Following the defeat of the Third Army and the fall of the Guardians, the Blue Lantern Corps relocate to the planet Elpis. They are soon attacked by the cosmic entity Relic, who seeks to rid the universe of its "lightsmiths", considering it the only way to keep the universe safe. The rest of the Blue Lantern Corps are destroyed, with Walker being taken to safety by Kyle Rayner, Carol Ferris and the Templar Guardians. Although Walker recovers, his ring abandons him after he learns that the emotional spectrum is being depleted. Walker regains his hope and his ring after witnessing Kyle Rayner's White Lantern abilities on New Genesis, confident that the emotional reservoir can be refilled.

===DC Rebirth===
In the DC Rebirth title Hal Jordan and the Green Lantern Corps, Saint Walker appears on an unknown planet, and is engaged in battle with hostile aliens when Hal Jordan and Kyle Rayner arrive. After they destroy the hostile aliens, Hal and Kyle ask Walker to join them in meeting with Ganthet and Sayd. Walker arrives at the new base of the Green Lantern Corps on Mogo, and is reunited with the sentient planet. Later, Ganthet and Sayd test Walker, attempting to form a psionic link with Kyle's White Lantern power, as they believe that this could bring about the resurrection of the Blue Lantern Corps. They are prevented from doing so, though Walker experiences visions of an unknown presence.

==Powers and abilities==
Saint Walker possesses a blue power ring which is fueled by hope. He can create energy constructs, heal others, amplify the power of Green Lanterns, and weaken Red and Yellow Lanterns. However, Walker must be in proximity to Green Lanterns to use his powers fully, as hope is useless without willpower to act on it.

==In other media==
===Television===

Saint Walker as he appears in Green Lantern: The Animated Series.
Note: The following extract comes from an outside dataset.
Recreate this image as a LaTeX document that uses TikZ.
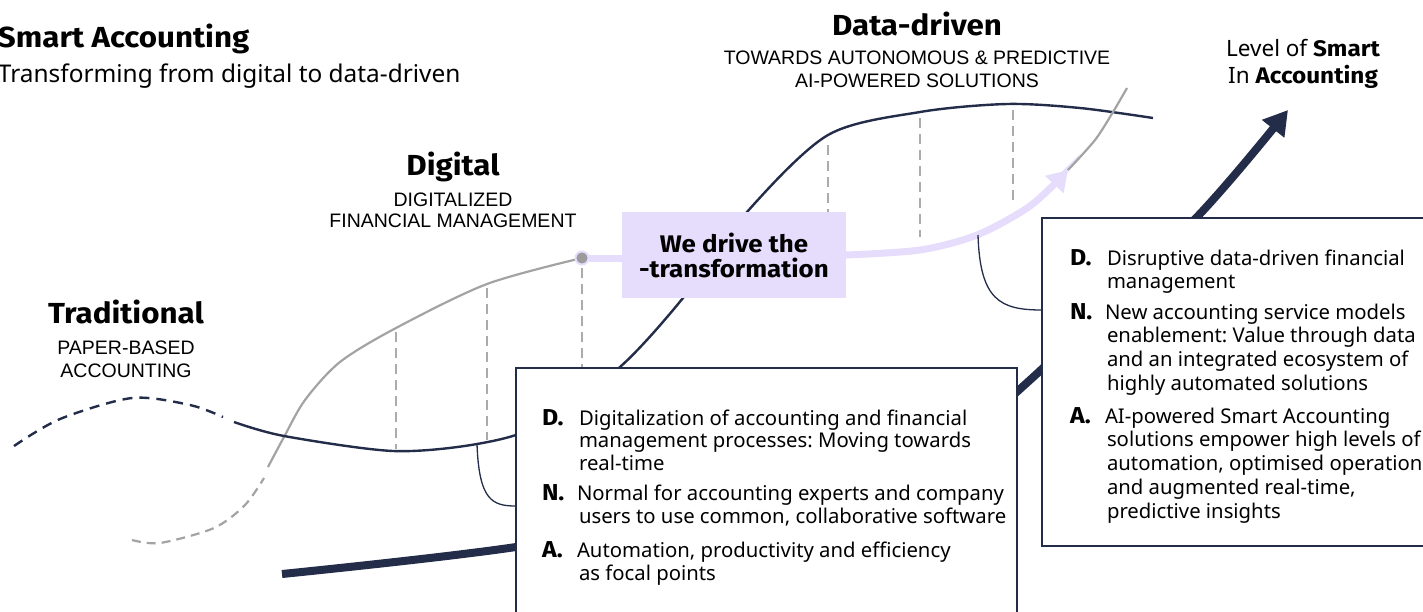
\documentclass[tikz,border=0pt]{standalone}
\usepackage{fontspec}
\setmainfont{Noto Sans}
\newfontfamily\headfont{Fira Sans}[FakeStretch=1.08]
\newfontfamily\capsfont{Liberation Sans}
\usetikzlibrary{arrows.meta}
\definecolor{navy}{HTML}{232C48}
\definecolor{curvegray}{HTML}{A3A3A3}
\definecolor{dashgray}{HTML}{ABABAB}
\definecolor{lav}{HTML}{E6DCFC}
\definecolor{dotgray}{HTML}{9B9B9B}
\frenchspacing
\tikzset{
  every node/.style={inner sep=0pt, outer sep=0pt},
  heading/.style={font=\headfont\bfseries\fontsize{29}{32}\selectfont, anchor=base},
  capsub/.style={font=\capsfont\fontsize{19.5}{23}\selectfont, anchor=base},
  bodyl/.style={font=\fontsize{20.3}{22.5}\selectfont, anchor=base west, align=left},
  bodyr/.style={font=\fontsize{20.3}{23.8}\selectfont, anchor=base west, align=left},
  itemlbl/.style={font=\headfont\bfseries\fontsize{23}{24}\selectfont, anchor=base west},
  vdash/.style={draw=dashgray, line width=2.5pt, dash pattern=on 10pt off 6pt},
  darkline/.style={draw=navy, line width=2.4pt},
  grayline/.style={draw=curvegray, line width=2.2pt},
  calloutline/.style={draw=navy, line width=1.3pt},
  infobox/.style={draw=navy, line width=1.4pt, fill=white, rectangle, anchor=north west},
  purpleline/.style={draw=lav, line width=7pt},
  bigarrow/.style={draw=navy, line width=8pt, -{Triangle[length=24pt,width=27pt]}},
}
\begin{document}
\begin{tikzpicture}[x=1pt,y=-1pt]
\useasboundingbox (0,0) rectangle (1423,611);

% titles
\node[font=\headfont\bfseries\fontsize{29}{32}\selectfont, anchor=base west] (title) at (-2,47) {Smart Accounting};
\node[font=\fontsize{24.4}{28}\selectfont, anchor=base west] (subtitle) at (-2,82) {Transforming from digital to data-driven};

\node[heading] (dd) at (917,35) {Data-driven};
\node[capsub] (dds1) at (917,64) {TOWARDS AUTONOMOUS \& PREDICTIVE};
\node[capsub] (dds2) at (917,87) {AI-POWERED SOLUTIONS};

\node[heading] (dig) at (453,175) {Digital};
\node[capsub] (digs1) at (453,206) {DIGITALIZED};
\node[capsub] (digs2) at (453,227) {FINANCIAL MANAGEMENT};

\node[heading] (trad) at (126,323) {Traditional};
\node[capsub] (trads1) at (126,354) {PAPER-BASED};
\node[capsub] (trads2) at (126,377) {ACCOUNTING};

\node[font=\fontsize{22.5}{26}\selectfont, anchor=base] (lvl1) at (1303,56) {Level of {\headfont\bfseries Smart}};
\node[font=\fontsize{22.5}{26}\selectfont, anchor=base] (lvl2) at (1303,83) {In {\headfont\bfseries Accounting}};

% gray S-curve (digital)
\draw[grayline, dash pattern=on 9pt off 6pt] plot[smooth] coordinates {(132,540) (160,543) (214,528) (245,505) (264,478)};
\draw[grayline] plot[smooth] coordinates {(268,467) (284,437) (305,400) (340,362) (396,328) (487,284) (582,258)};

% dark curve (traditional -> data-driven)
\draw[darkline, dash pattern=on 10pt off 7pt] plot[smooth] coordinates {(14,446) (60,419) (132,398) (190,405) (223,417)};
\draw[darkline] plot[smooth] coordinates {(234,422) (284,436) (393,451) (477,444) (540,425) (620,367) (683,298) (747,212) (828,135) (920,112) (1007,104) (1080,108) (1153,118)};

% dashed verticals
\draw[vdash] (396,332) -- (396,449);
\draw[vdash] (487,288) -- (487,440);
\draw[vdash] (582,268) -- (582,400);
\draw[vdash] (828,145) -- (828,220);
\draw[vdash] (920,118) -- (920,237);
\draw[vdash] (1013,110) -- (1013,200);

% big arrow
\draw[bigarrow] plot[smooth] coordinates {(282,574) (516,547) (800,497) (950,440) (1030,380) (1197,217) (1288,110)};

% purple transformation arrow
\node[fill=lav, minimum width=224pt, minimum height=86pt, align=center,
      font=\headfont\bfseries\fontsize{24}{25}\selectfont] (wedrive) at (734,255) {We drive the\\-transformation};
\node[circle, fill=dotgray, draw=lav, line width=2pt, minimum size=13pt] (dot) at (582,258) {};
\draw[purpleline] (dot.east) -- (wedrive.west |- dot.east);
\draw[purpleline, -{Triangle[length=20pt,width=24pt]}] plot[smooth] coordinates {(wedrive.east) (920,250) (977,235) (1030,206) (1068,170)};
\coordinate (ptip) at (1068,170);
\draw[grayline] plot[smooth] coordinates {(ptip) (1095,140) (1113,112) (1127,88)};

% info boxes
\node[infobox, minimum width=501pt, minimum height=300pt] (leftbox) at (516,368) {};
\node[infobox, minimum width=400pt, minimum height=328pt] (rightbox) at (1042,218) {};

% callouts
\coordinate (c1s) at (477,444);
\coordinate (c1e) at (leftbox.west |- 0,506);
\draw[calloutline] (c1s) .. controls (479,500) and (492,506) .. (c1e);
\coordinate (c2s) at (978,235);
\coordinate (c2e) at (rightbox.west |- 0,310);
\draw[calloutline] (c2s) .. controls (980,300) and (1000,310) .. (c2e);

% left box text (multi-line nodes are anchored at the baseline of their last line)
\node[itemlbl] (ld) at (542,425) {D.};
\node[bodyl] (ldt) at (579,470) {Digitalization of accounting and financial\\management processes: Moving towards\\real-time};
\node[itemlbl] (ln) at (542,500) {N.};
\node[bodyl] (lnt) at (577,523) {Normal for accounting experts and company\\\hspace*{2pt}users to use common, collaborative software};
\node[itemlbl] (la) at (542,557) {A.};
\node[bodyl] (lat) at (577,580) {Automation, productivity and efficiency\\\hspace*{2pt}as focal points};

% right box text
\node[itemlbl] (rd) at (1070,265) {D.};
\node[bodyr] (rdt) at (1107,288.8) {Disruptive data-driven financial\\management};
\node[itemlbl] (rn) at (1070,319) {N.};
\node[bodyr] (rnt) at (1105,390.4) {New accounting service models\\\hspace*{2pt}enablement: Value through data\\\hspace*{2pt}and an integrated ecosystem of\\\hspace*{2pt}highly automated solutions};
\node[itemlbl] (ra) at (1070,423) {A.};
\node[bodyr] (rat) at (1105,518.2) {AI-powered Smart Accounting\\\hspace*{2pt}solutions empower high levels of\\\hspace*{2pt}automation, optimised operations\\\hspace*{2pt}and augmented real-time,\\\hspace*{2pt}predictive insights};
\end{tikzpicture}
\end{document}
Saint Walker appears in Green Lantern: The Animated Series, voiced by Phil Morris. This version is initially a hermit living on Mogo before becoming a Blue Lantern during the episode "Invasion".

===Video games===
- Saint Walker appears in DC Universe Online.
- Saint Walker appears as a playable character in Lego Batman 3: Beyond Gotham, voiced by Sam Riegel.

===Miscellaneous===
Saint Walker appears in Smallville Season 11.